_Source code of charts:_
[start]

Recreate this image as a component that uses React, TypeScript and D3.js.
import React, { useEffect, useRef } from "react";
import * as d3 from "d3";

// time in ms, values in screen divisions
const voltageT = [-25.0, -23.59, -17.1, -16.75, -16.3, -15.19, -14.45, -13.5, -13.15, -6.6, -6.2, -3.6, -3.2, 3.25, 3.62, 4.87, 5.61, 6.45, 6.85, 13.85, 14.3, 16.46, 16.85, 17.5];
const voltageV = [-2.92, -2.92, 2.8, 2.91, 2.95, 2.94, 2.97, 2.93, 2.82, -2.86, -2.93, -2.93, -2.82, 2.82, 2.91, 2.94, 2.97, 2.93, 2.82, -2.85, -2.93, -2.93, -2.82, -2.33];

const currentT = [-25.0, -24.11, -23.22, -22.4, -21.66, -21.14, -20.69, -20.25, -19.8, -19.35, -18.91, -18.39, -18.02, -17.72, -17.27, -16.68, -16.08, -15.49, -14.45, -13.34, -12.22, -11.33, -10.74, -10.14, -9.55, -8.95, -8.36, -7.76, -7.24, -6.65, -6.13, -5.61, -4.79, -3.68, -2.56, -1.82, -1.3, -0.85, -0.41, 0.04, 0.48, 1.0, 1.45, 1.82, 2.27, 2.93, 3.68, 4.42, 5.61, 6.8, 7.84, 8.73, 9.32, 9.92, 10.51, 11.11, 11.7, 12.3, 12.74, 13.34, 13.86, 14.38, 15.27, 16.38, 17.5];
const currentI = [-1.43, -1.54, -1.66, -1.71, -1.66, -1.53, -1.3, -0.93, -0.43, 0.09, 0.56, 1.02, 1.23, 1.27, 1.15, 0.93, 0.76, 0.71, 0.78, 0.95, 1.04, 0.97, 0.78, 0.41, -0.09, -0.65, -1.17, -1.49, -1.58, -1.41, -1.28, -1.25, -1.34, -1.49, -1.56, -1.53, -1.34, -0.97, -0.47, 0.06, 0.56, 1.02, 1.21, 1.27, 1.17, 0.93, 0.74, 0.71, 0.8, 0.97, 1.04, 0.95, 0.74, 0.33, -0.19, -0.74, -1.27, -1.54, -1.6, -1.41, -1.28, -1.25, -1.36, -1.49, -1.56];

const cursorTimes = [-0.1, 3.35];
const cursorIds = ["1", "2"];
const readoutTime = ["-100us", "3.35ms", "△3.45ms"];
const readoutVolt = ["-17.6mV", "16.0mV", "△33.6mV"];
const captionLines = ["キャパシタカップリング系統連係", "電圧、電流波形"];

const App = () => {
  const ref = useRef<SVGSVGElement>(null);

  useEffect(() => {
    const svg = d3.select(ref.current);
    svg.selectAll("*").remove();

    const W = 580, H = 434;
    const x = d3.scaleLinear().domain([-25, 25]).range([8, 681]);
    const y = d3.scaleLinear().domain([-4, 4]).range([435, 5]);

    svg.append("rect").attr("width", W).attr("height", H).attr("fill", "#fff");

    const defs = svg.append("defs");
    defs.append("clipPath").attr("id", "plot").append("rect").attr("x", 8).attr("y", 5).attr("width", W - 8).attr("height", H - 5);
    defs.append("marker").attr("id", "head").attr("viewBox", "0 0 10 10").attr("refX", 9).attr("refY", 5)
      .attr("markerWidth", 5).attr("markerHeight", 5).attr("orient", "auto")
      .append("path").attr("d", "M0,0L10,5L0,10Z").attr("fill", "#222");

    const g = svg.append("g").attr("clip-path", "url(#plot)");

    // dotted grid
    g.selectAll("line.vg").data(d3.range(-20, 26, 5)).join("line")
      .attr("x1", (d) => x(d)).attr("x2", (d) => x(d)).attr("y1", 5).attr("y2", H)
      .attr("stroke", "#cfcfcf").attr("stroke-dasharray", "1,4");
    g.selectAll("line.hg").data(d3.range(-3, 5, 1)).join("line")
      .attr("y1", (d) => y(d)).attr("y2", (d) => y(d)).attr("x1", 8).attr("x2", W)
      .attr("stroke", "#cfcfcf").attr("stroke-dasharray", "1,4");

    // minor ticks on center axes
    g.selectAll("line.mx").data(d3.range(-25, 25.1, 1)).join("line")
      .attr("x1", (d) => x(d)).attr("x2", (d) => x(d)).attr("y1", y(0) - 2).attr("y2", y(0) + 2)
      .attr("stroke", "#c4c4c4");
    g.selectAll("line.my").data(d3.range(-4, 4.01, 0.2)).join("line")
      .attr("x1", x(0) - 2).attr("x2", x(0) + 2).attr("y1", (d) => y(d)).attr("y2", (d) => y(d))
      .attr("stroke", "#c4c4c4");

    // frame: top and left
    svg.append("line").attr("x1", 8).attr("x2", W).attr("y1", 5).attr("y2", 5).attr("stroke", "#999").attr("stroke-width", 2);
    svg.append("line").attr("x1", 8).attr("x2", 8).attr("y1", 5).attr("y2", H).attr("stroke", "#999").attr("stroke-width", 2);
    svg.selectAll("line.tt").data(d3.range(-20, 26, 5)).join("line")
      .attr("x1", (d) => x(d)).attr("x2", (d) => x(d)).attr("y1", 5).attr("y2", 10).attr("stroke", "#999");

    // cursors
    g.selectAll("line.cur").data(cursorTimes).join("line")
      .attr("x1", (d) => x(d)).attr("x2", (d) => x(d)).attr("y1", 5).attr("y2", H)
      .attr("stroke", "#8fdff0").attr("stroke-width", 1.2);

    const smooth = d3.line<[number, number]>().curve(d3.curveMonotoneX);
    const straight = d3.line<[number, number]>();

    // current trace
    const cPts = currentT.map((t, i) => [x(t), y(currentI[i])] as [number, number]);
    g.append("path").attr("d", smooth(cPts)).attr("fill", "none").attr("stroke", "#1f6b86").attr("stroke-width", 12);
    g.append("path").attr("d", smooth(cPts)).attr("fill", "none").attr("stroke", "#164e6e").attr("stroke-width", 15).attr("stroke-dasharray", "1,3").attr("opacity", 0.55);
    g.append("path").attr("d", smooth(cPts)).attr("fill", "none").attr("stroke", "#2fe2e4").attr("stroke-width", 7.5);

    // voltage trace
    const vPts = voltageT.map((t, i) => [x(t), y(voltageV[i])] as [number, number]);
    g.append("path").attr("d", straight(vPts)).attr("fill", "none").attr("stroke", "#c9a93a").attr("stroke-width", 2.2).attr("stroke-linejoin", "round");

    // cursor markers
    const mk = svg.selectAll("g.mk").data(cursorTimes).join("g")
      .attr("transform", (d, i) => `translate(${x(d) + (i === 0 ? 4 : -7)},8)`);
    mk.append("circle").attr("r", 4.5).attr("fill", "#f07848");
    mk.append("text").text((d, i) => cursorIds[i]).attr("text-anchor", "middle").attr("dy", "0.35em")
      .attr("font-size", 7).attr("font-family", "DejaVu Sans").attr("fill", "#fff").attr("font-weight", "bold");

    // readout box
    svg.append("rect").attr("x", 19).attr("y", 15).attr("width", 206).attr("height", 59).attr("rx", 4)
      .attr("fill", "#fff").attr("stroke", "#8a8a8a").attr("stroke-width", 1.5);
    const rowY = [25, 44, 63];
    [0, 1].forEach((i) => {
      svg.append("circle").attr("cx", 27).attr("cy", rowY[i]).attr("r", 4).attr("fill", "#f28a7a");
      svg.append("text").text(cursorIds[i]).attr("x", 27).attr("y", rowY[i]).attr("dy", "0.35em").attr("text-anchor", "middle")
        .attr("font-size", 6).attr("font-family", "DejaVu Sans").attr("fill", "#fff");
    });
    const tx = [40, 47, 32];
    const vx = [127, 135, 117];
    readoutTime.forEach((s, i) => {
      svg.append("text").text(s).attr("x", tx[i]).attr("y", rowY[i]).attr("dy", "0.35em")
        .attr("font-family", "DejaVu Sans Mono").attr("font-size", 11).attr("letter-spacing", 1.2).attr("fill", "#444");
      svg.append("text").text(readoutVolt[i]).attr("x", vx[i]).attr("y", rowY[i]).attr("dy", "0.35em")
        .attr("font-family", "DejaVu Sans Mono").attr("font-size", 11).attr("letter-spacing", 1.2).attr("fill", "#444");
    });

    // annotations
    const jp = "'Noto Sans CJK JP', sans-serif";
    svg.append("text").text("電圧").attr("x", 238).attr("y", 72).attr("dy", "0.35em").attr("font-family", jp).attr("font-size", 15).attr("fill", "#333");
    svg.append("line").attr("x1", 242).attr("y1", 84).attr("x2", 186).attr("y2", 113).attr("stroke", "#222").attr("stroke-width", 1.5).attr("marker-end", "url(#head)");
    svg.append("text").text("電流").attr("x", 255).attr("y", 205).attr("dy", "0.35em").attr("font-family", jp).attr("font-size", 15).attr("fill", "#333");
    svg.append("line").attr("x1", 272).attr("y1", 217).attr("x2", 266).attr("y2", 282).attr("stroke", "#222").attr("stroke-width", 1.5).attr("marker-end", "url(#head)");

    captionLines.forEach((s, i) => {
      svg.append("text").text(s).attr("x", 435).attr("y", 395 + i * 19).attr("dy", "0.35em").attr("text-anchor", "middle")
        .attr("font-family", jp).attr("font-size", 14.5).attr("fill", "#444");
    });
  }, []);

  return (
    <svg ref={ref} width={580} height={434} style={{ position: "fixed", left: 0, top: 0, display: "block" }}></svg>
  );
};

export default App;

[end]
[start]

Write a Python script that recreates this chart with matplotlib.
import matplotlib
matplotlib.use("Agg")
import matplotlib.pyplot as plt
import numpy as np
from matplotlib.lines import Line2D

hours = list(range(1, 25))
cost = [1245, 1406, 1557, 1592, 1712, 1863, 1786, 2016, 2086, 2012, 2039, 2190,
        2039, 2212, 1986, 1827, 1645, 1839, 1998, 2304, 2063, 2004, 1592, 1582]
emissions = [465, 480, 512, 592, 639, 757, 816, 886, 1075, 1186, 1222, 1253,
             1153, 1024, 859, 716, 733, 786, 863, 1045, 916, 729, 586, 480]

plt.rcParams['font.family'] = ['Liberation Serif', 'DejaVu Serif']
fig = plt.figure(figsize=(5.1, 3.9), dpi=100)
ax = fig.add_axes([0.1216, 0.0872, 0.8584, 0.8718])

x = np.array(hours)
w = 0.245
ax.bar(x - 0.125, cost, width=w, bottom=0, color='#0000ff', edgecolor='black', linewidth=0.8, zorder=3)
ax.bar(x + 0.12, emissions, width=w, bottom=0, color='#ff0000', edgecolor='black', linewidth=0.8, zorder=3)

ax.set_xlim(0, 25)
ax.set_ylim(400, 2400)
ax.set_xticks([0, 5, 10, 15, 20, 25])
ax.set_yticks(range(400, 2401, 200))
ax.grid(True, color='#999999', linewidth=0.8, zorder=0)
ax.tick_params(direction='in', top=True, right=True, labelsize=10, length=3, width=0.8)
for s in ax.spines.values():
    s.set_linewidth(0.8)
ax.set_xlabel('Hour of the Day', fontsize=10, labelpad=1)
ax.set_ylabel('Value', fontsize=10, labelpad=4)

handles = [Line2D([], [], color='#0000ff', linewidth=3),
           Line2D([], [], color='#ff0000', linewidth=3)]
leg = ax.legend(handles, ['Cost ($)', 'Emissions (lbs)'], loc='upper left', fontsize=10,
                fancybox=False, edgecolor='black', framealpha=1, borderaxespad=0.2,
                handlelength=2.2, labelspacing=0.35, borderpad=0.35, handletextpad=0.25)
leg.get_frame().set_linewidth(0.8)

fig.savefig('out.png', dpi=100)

[end]

_Task description:_ Everything from the line with "Recreate this image" through the line with "-2.93, -2.82, -2.33];", both ends included, should be repeated exactly; nothing else should appear.

_Full output:_
Recreate this image as a component that uses React, TypeScript and D3.js.
import React, { useEffect, useRef } from "react";
import * as d3 from "d3";

// time in ms, values in screen divisions
const voltageT = [-25.0, -23.59, -17.1, -16.75, -16.3, -15.19, -14.45, -13.5, -13.15, -6.6, -6.2, -3.6, -3.2, 3.25, 3.62, 4.87, 5.61, 6.45, 6.85, 13.85, 14.3, 16.46, 16.85, 17.5];
const voltageV = [-2.92, -2.92, 2.8, 2.91, 2.95, 2.94, 2.97, 2.93, 2.82, -2.86, -2.93, -2.93, -2.82, 2.82, 2.91, 2.94, 2.97, 2.93, 2.82, -2.85, -2.93, -2.93, -2.82, -2.33];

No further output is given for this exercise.